Thursday, March 25, 2004

 
I can quit anytime I want to, famous last words that have come back to haunt you

"I always think of you when I sign off emails. I think of how you use to write things at the bottom of them"

"Oh yea...?"

"Yeah, the other day I wrote 'love.hope.change' at the end of an email and remembered how you used to do that...remember?"

"..."

I'm not sure why, when faced with my painfully idealistic past, that I grit my teeth, turn my eyes to the ground, and wish that the conversation or situation be over. I'm sure some of it has to do with the fact that I am obviously less involved in any sort of activism than I ever was before (if you can even call anything that I did proper activism) and I hate being remind of the fact. I can bet that a lot of it has to do with the fact that well I seem to care a lot less about things that at one time seemed pretty vital to me.

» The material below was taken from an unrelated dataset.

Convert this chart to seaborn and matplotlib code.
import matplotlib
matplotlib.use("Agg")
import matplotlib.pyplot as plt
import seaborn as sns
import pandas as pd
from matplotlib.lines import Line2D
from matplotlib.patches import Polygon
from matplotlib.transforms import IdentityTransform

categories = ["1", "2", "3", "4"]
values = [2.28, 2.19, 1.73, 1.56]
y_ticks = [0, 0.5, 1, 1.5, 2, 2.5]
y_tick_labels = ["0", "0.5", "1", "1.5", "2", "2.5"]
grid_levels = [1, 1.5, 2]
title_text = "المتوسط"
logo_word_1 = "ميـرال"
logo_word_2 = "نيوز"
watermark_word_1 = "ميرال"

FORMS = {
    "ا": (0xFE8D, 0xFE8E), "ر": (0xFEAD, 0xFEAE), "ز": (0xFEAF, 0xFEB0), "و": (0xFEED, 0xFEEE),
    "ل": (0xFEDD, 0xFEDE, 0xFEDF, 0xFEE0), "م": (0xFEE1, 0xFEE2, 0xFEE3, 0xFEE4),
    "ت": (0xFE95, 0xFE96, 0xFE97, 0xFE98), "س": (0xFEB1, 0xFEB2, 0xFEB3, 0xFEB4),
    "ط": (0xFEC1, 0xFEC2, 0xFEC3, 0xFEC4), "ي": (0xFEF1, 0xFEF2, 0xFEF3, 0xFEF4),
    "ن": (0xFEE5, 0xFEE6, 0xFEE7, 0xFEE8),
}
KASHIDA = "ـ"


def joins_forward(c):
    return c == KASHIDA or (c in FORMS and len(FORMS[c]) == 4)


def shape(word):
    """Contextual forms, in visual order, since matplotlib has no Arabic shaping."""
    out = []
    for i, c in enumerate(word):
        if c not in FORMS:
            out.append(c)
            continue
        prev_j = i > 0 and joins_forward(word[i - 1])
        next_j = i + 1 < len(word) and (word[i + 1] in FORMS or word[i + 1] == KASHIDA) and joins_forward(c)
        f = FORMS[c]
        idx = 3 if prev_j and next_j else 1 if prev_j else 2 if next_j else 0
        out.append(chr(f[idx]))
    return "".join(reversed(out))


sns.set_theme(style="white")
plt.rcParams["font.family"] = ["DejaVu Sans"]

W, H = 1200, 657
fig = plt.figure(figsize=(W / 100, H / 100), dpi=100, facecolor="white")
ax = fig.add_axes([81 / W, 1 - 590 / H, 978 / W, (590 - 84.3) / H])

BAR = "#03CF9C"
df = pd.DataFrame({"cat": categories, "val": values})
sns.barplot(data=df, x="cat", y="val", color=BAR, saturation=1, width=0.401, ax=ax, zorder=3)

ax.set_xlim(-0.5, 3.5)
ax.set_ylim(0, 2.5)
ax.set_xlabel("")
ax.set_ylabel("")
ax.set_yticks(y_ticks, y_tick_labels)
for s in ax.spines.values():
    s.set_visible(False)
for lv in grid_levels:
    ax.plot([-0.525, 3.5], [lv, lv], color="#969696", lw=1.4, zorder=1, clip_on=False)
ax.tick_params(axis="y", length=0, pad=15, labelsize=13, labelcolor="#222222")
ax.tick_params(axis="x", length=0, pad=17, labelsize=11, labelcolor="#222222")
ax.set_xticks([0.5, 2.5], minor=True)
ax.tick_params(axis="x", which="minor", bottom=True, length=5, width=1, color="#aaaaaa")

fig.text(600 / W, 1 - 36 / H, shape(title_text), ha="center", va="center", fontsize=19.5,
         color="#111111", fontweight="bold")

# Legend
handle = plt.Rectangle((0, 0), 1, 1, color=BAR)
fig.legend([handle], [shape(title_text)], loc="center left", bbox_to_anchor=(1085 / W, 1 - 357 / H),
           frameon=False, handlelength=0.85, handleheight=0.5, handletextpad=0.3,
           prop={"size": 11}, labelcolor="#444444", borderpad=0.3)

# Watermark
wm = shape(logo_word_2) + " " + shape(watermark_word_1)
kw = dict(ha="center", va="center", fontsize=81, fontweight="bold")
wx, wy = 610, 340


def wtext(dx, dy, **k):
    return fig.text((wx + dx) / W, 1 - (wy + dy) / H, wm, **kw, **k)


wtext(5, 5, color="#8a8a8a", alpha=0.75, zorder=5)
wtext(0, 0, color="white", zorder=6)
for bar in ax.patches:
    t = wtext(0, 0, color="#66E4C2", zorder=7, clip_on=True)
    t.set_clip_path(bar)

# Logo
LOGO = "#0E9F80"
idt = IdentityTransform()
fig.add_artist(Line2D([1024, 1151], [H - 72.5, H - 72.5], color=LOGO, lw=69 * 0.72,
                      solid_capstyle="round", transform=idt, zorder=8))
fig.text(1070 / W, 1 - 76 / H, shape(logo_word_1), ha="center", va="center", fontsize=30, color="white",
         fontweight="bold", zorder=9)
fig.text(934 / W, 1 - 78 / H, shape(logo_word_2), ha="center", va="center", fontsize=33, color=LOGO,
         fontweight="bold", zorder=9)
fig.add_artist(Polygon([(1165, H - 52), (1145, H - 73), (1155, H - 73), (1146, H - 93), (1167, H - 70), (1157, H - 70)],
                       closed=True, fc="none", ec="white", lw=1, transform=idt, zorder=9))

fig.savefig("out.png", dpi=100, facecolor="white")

Have I put the kid stuff on the shelf like so many useless toys? Or am I just fucking lazy?
I'm not sure what's worse accepting that you just don't give a shit anymore or reveling in one's laziness.

There's also the very real possibility that how I view things and how I view change has in itself changed, but I'm having a hard time sorting through that. I can't put my finger on the reason I grit my teeth when memories of the past (passed) come back.

I suppose that the 20 year old me is just as embarassed of the 25 year old me...which is mostly due to this me being a lot fatter.